**SUPPLIED MATERIAL:**

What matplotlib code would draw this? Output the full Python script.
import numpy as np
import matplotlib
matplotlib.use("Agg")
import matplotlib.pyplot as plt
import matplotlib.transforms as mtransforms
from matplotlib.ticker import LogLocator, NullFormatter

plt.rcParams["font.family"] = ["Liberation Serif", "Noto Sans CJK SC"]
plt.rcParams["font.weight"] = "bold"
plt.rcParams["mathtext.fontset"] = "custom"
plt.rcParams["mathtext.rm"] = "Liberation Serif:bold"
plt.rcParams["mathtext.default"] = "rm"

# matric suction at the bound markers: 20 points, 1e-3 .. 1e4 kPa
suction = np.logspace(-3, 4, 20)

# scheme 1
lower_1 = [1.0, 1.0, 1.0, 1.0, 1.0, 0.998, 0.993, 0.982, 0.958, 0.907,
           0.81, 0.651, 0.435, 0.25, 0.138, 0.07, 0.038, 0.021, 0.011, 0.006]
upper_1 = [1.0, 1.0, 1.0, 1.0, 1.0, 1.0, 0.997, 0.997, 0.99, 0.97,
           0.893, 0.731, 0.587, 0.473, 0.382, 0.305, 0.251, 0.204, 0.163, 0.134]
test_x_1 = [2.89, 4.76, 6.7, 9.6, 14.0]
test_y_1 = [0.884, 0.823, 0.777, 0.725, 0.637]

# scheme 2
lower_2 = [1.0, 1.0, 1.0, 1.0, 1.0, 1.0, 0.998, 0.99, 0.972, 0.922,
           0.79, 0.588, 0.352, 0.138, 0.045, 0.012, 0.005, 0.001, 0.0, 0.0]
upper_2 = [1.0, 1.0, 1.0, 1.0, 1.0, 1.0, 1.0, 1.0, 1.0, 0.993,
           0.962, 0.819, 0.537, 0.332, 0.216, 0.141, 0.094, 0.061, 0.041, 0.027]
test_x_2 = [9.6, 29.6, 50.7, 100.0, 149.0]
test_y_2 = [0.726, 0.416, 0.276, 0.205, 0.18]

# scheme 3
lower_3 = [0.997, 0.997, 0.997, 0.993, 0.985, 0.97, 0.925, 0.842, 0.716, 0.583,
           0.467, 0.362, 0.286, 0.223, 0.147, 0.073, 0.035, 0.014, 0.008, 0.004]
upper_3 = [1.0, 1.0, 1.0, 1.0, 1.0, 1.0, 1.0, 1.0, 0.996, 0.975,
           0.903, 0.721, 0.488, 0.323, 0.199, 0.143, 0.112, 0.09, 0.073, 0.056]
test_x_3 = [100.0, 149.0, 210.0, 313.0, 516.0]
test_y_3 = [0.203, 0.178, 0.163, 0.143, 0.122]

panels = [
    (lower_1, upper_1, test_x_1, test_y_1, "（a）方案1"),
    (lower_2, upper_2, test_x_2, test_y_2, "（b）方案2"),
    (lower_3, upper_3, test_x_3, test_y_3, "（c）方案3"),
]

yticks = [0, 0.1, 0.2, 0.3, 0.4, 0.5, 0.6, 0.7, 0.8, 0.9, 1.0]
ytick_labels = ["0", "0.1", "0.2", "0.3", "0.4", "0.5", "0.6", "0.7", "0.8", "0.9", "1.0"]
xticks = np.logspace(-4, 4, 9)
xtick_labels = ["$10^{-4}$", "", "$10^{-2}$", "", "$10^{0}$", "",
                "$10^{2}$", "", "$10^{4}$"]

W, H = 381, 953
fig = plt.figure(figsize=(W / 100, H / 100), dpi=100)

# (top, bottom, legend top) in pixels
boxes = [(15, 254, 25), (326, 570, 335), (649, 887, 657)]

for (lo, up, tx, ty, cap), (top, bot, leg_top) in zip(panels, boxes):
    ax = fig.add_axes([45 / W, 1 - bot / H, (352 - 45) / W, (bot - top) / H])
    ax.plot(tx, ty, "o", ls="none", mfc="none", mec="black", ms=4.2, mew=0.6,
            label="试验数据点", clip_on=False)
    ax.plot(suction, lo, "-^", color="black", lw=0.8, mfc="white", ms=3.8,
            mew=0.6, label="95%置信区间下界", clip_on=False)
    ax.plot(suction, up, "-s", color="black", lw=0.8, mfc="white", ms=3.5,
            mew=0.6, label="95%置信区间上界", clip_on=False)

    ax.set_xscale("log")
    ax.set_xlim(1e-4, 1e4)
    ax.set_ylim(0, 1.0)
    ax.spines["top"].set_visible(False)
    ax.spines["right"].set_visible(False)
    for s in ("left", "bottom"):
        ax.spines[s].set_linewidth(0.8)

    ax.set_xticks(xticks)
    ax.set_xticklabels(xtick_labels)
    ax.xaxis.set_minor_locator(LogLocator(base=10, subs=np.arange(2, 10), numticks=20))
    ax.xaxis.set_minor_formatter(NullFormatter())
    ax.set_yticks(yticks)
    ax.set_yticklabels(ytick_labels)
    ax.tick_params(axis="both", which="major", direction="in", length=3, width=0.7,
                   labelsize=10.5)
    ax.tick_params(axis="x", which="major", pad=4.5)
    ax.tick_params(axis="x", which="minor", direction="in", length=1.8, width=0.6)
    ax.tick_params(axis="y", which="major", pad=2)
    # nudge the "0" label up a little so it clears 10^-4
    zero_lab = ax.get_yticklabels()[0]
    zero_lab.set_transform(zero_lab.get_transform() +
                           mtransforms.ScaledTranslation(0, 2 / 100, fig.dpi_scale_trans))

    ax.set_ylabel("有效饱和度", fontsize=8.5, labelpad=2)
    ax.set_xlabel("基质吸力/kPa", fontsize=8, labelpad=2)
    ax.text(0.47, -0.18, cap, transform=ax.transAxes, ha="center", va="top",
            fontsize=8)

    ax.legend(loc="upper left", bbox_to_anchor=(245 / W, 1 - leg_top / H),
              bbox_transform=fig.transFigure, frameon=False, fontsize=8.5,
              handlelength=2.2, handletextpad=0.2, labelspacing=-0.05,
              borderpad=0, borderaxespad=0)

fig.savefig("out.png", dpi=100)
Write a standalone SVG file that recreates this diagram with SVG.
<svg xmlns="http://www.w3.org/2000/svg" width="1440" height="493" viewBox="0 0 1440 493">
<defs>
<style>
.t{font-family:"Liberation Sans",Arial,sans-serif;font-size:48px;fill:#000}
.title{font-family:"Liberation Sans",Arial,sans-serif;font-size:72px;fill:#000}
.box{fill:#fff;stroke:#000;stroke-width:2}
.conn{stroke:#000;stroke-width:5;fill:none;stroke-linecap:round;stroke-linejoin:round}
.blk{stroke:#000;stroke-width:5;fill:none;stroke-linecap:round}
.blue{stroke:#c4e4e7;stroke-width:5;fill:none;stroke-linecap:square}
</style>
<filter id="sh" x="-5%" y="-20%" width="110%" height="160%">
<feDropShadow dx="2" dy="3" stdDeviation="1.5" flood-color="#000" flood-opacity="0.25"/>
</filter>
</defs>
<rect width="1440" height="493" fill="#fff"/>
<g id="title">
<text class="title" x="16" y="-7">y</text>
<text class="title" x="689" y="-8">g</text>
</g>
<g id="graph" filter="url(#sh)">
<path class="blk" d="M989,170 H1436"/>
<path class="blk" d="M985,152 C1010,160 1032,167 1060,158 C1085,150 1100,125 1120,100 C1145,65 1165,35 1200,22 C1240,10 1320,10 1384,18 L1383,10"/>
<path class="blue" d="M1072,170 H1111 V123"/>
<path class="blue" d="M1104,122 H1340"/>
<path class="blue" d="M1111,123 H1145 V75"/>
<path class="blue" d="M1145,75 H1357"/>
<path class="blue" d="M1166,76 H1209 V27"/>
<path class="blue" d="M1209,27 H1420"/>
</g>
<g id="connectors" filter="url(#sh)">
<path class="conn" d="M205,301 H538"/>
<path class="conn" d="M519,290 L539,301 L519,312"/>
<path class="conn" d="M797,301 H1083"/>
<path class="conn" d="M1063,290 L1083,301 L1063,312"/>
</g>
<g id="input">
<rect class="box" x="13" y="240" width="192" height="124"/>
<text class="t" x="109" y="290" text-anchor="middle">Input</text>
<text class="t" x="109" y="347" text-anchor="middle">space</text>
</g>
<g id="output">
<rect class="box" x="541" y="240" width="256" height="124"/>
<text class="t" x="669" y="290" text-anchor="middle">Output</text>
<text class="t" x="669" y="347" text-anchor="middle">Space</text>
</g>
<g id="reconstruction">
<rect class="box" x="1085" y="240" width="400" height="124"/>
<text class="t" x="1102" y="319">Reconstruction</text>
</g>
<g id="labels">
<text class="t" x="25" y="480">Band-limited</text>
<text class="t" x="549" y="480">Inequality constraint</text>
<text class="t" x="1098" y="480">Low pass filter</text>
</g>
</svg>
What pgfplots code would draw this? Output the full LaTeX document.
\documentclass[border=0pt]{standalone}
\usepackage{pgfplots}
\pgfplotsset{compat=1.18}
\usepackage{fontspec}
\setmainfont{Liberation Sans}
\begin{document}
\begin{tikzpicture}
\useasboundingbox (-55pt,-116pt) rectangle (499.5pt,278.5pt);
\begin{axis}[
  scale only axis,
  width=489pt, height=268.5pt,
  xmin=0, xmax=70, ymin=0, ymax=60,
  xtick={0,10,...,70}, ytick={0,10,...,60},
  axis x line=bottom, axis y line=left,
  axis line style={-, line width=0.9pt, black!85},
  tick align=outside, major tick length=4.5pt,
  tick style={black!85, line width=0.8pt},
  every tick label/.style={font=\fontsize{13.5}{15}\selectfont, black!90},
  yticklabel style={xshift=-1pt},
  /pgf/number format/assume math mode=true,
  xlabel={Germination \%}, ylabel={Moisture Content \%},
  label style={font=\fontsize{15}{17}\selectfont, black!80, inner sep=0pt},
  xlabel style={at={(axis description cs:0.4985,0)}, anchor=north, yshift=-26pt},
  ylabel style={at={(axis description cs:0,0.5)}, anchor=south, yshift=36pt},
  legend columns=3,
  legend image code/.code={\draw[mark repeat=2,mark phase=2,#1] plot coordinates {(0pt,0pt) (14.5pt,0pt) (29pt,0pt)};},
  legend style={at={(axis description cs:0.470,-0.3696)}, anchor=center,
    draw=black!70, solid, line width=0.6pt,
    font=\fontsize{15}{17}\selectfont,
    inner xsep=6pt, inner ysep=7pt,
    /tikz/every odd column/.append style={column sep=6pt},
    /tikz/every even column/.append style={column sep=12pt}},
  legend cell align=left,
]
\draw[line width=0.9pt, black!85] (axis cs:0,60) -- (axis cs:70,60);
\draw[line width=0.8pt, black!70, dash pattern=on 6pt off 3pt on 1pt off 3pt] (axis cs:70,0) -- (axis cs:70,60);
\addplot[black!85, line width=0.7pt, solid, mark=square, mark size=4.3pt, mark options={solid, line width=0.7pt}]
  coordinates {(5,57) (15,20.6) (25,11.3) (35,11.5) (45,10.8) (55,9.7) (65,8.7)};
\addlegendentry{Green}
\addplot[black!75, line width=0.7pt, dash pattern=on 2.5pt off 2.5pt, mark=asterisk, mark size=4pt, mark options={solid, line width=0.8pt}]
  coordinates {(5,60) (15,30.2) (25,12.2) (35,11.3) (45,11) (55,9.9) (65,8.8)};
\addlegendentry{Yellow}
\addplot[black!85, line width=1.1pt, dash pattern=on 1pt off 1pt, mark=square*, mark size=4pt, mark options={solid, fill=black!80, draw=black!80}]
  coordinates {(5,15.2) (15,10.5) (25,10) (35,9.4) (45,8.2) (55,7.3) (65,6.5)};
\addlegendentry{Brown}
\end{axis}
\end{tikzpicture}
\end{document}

**BRIEF:**
Lines containing the word "What" must all be returned from the material above.

**RESPONSE TO THIS TASK:**
What matplotlib code would draw this? Output the full Python script.
What pgfplots code would draw this? Output the full LaTeX document.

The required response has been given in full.